2020-05-03 07:06:26 BdST
Boro crop needs more priority than Aush
With the Boro cultivation at its fag end, helping the farmers in the final phase of farming as well as ensuring fair price of the produce have assumed critical importance. At this time of countrywide shutdown with no mobility for labourers from one place to another, harvesting the paddy, reportedly a bumper production this year, is also a major concern. The government's stimulus package that among many important moves also provides for funds on easy terms for farmers needs to be immediately geared up lest despite the good crop, farmers are left in the lurch. More importantly, given the urgency of food security in the days ahead in the post-Covid times, all out efforts must be in place to facilitate farmers at this stage of Boro cultivation and harvesting.
Reports in the media say the authorities are more focused on the next crop Aush to facilitate with credit, subsidised fertiliser and irrigation and not on Boro as its cultivation is almost over.

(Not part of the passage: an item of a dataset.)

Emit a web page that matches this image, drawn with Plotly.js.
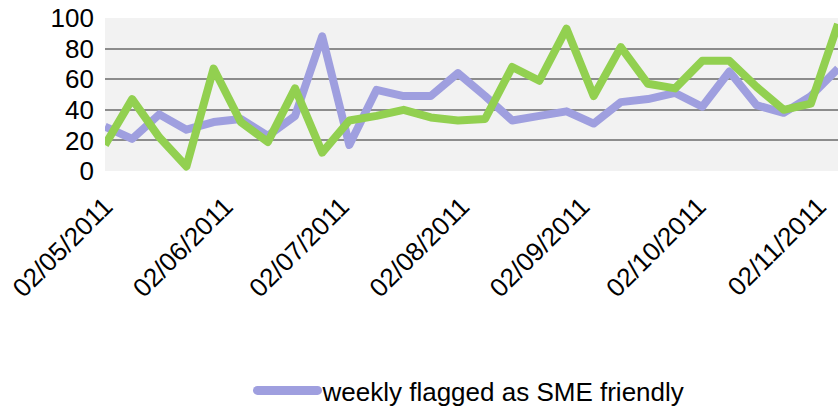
<!DOCTYPE html>
<html>
<head>
<meta charset="utf-8">
<script src="https://cdn.plot.ly/plotly-3.0.1.min.js"></script>
<style>
  html, body { margin: 0; padding: 0; background: #ffffff; }
  #chart { width: 838px; height: 414px; }
  .scatterlayer path.js-line { stroke-linejoin: round; }
  .legendlines path { stroke-width: 9px !important; stroke-linecap: round; }
</style>
</head>
<body>
<div id="chart"></div>
<script>
// Weekly observations (Mondays), May–November 2011
const weeks = [
  '2011-05-02','2011-05-09','2011-05-16','2011-05-23','2011-05-30',
  '2011-06-06','2011-06-13','2011-06-20','2011-06-27',
  '2011-07-04','2011-07-11','2011-07-18','2011-07-25',
  '2011-08-01','2011-08-08','2011-08-15','2011-08-22','2011-08-29',
  '2011-09-05','2011-09-12','2011-09-19','2011-09-26',
  '2011-10-03','2011-10-10','2011-10-17','2011-10-24','2011-10-31',
  '2011-11-07'
];

// Items flagged as SME friendly each week
const smeFriendly = [
  29, 21, 37, 27, 32, 34, 23, 36, 88,
  17, 53, 49, 49, 64, 49, 33, 36, 39,
  31, 45, 47, 51, 42, 65, 43, 38, 49, 67
];

// Second weekly series
const secondSeries = [
  17, 47, 22, 3, 67, 32, 19, 54, 12,
  33, 36, 40, 35, 33, 34, 68, 59, 93,
  49, 81, 57, 54, 72, 72, 55, 40, 44, 96
];

// Monthly tick positions and their dd/mm/yyyy labels
const monthTicks = [
  '2011-05-02','2011-06-02','2011-07-02','2011-08-02',
  '2011-09-02','2011-10-02','2011-11-02'
];
const monthLabels = [
  '02/05/2011','02/06/2011','02/07/2011','02/08/2011',
  '02/09/2011','02/10/2011','02/11/2011'
];

const seriesName = 'weekly flagged as SME friendly';

const traces = [
  {
    x: weeks,
    y: smeFriendly,
    type: 'scatter',
    mode: 'lines',
    name: seriesName,
    line: { color: '#9f9fdf', width: 8 }
  },
  {
    x: weeks,
    y: secondSeries,
    type: 'scatter',
    mode: 'lines',
    showlegend: false,
    line: { color: '#92d050', width: 8 }
  }
];

const layout = {
  width: 838,
  height: 414,
  margin: { l: 105, r: 0, t: 18, b: 240 },
  paper_bgcolor: '#ffffff',
  plot_bgcolor: '#f2f2f2',
  font: { family: '"Liberation Sans", Arial, sans-serif', size: 26, color: '#000000' },
  xaxis: {
    type: 'date',
    range: ['2011-05-02', '2011-11-07'],
    tickmode: 'array',
    tickvals: monthTicks,
    ticktext: monthLabels,
    tickangle: -45,
    ticks: '',
    ticklabelstandoff: 14,
    showgrid: false,
    showline: false,
    zeroline: false,
    fixedrange: true,
    tickfont: { size: 26, color: '#000000' }
  },
  yaxis: {
    range: [0, 100],
    tickmode: 'linear',
    tick0: 0,
    dtick: 20,
    ticks: '',
    showline: false,
    zeroline: false,
    gridcolor: '#8c8c8c',
    gridwidth: 2,
    ticklabelstandoff: 10,
    fixedrange: true,
    tickfont: { size: 26, color: '#000000' }
  },
  legend: {
    orientation: 'h',
    x: 0.5,
    xanchor: 'center',
    y: -1.436,
    yanchor: 'middle',
    font: { size: 26, color: '#000000' },
    bgcolor: 'rgba(0,0,0,0)',
    itemwidth: 60
  },
  showlegend: true
};

Plotly.newPlot('chart', traces, layout, { displayModeBar: false, staticPlot: true });
</script>
</body>
</html>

Experts, however, disagree on this arguing that many Boro growing areas in the country, where the crop comes a little late, need support, particularly irrigation. Except for the haor region in Sylhet division, where Boro harvest has already begun, the Boro paddy fields in other parts of the country are still in need of irrigation and pesticide before the crop is harvested late next month, according to officials of Department of Agricultural Extension (DAE) and Bangladesh Rice Research Institute (BRRI). This being the case, there is a definite need to facilitate farmers with irrigation. Had the facilities been in place from the beginning of April, it could have helped many small and marginal farmers from bearing the brunt of exorbitant irrigation costs.
Boro is the predominant crop in the country over decades, accounting for more than 50 per cent of total paddy production. According to the Bangladesh Bureau of Statistics (BBS) data, in 2018-19, Boro accounted for 54 per cent of 36.4 million tonnes of rice produced in the country, Aman 38 per cent and Aush only 8 per cent. This year, the DAE is expecting 20 million tonnes of Boro from 4.70 million hectares of land and 3.4 million tonnes of Aush from around 1.4 million hectares.

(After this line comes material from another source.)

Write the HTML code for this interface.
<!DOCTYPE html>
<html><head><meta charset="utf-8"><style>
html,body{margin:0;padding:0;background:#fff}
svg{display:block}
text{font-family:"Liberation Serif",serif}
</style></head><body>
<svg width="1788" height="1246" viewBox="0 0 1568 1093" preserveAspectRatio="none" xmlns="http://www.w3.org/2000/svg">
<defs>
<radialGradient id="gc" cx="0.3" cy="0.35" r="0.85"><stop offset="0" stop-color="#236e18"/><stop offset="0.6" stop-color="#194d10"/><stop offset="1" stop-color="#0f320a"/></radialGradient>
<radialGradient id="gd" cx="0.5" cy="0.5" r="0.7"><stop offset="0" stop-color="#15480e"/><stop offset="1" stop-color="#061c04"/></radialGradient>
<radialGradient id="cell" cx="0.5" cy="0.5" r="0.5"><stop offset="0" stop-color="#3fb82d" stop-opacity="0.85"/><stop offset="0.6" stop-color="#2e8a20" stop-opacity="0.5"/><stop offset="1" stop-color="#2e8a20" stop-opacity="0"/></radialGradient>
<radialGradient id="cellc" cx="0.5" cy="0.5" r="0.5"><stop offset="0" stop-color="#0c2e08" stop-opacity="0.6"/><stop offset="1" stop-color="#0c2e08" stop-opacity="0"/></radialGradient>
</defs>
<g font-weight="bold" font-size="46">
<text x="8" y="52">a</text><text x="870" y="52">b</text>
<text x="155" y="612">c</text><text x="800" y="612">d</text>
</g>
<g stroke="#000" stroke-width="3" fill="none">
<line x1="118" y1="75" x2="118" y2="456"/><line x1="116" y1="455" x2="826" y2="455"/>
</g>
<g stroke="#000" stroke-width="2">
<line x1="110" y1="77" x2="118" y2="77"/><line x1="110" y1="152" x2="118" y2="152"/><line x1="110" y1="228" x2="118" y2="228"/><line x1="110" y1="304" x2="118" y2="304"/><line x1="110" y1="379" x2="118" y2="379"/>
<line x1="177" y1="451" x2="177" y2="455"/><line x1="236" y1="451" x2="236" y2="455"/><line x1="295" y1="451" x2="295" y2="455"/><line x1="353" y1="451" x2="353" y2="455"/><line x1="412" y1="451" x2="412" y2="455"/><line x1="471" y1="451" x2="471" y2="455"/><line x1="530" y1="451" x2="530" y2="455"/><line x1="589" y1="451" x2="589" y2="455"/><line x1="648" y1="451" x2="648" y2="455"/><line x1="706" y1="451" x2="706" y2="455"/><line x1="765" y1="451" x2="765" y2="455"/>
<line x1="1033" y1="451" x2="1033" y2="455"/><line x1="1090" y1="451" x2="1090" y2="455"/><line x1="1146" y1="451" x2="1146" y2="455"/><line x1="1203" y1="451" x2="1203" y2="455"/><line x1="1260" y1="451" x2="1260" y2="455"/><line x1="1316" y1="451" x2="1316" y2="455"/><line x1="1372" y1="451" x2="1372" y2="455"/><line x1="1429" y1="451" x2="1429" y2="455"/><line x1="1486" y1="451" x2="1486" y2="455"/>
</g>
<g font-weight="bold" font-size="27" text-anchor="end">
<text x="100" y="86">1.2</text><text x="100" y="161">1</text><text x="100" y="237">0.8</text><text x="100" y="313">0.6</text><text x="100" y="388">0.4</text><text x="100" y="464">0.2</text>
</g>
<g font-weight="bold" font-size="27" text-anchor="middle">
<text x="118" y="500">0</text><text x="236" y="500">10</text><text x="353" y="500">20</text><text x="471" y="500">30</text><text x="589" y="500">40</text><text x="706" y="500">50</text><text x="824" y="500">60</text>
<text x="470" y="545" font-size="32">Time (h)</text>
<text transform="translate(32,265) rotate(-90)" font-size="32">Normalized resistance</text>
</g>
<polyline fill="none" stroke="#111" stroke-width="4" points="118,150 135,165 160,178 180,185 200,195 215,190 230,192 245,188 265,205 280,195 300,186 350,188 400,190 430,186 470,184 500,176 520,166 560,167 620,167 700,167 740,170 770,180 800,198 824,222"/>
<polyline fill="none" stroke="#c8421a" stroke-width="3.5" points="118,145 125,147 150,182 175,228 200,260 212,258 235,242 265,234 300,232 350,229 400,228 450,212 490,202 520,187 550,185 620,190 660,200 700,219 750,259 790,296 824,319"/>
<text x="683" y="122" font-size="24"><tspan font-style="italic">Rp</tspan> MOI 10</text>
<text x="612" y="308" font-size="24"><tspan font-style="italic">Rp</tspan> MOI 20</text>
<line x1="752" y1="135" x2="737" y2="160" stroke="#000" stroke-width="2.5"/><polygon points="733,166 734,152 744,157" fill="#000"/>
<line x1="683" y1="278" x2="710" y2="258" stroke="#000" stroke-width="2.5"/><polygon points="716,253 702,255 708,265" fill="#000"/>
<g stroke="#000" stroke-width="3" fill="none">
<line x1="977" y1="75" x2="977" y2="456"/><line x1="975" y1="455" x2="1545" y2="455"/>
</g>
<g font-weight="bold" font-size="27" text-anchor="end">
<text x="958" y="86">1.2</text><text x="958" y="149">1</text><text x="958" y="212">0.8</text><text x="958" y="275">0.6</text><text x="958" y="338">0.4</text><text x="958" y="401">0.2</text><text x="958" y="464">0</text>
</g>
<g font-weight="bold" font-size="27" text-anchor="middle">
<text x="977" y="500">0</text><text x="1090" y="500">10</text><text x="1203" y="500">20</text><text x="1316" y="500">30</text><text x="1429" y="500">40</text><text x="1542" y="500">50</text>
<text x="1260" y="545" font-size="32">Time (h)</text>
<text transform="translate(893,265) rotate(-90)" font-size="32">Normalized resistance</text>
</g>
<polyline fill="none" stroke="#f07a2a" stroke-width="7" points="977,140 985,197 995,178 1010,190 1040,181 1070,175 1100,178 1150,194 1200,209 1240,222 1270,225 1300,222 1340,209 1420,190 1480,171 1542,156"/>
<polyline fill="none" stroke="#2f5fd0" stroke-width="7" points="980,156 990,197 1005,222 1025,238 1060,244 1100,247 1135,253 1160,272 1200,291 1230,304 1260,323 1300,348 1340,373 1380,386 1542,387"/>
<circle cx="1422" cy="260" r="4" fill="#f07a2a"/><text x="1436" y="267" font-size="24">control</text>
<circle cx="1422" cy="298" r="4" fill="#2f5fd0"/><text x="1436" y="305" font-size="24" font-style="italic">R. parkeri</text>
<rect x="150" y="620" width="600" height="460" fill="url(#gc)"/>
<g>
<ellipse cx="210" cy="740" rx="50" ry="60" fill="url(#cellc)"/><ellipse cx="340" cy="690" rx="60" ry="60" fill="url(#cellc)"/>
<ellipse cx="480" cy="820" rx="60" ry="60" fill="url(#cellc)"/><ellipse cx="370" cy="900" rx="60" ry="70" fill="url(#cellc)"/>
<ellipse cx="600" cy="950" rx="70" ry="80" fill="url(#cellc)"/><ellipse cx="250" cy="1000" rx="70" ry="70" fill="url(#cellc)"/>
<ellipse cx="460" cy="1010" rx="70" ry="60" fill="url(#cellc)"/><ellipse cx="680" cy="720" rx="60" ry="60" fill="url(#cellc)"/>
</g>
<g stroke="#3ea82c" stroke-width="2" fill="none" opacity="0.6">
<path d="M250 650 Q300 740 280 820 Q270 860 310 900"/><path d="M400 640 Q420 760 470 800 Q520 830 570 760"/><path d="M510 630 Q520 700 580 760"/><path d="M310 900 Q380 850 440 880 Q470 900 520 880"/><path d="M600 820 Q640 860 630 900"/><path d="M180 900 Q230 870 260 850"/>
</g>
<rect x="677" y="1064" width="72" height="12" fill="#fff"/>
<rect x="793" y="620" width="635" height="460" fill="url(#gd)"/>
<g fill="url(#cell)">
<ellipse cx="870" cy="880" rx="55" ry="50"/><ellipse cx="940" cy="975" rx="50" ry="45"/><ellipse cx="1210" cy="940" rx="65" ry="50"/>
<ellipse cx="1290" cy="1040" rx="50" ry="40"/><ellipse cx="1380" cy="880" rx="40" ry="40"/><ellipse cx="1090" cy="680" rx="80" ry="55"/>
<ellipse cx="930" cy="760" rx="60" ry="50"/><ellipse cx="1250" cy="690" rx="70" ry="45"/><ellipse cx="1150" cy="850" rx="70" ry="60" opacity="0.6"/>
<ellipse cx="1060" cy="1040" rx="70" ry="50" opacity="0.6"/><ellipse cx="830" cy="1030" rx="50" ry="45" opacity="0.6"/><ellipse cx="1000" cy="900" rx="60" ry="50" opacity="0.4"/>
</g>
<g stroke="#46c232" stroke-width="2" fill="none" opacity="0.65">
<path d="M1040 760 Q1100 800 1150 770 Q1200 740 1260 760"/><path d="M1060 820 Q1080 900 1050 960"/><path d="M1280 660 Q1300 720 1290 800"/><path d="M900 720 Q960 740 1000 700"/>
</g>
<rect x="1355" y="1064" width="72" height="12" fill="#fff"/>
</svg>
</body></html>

In view of the country's reliance on Boro, and the fact that farmers in many regions are still in need of irrigation, the agriculture ministry should do well to work out a quick mechanism on how to address the needs of the farmers right now. In this context, it may be noted that although several months back the government initiated a move to provide agricultural tools including harvesting equipment to the farmers at half the prices, there has not been any considerable headway. So, in all fairness Boro cultivation and harvesting deserve very high priority. Poor agri-mechanisation has posed a fresh challenge to the current Boro crop harvest due to labour scarcity in the wake of the Covid-19 pandemic.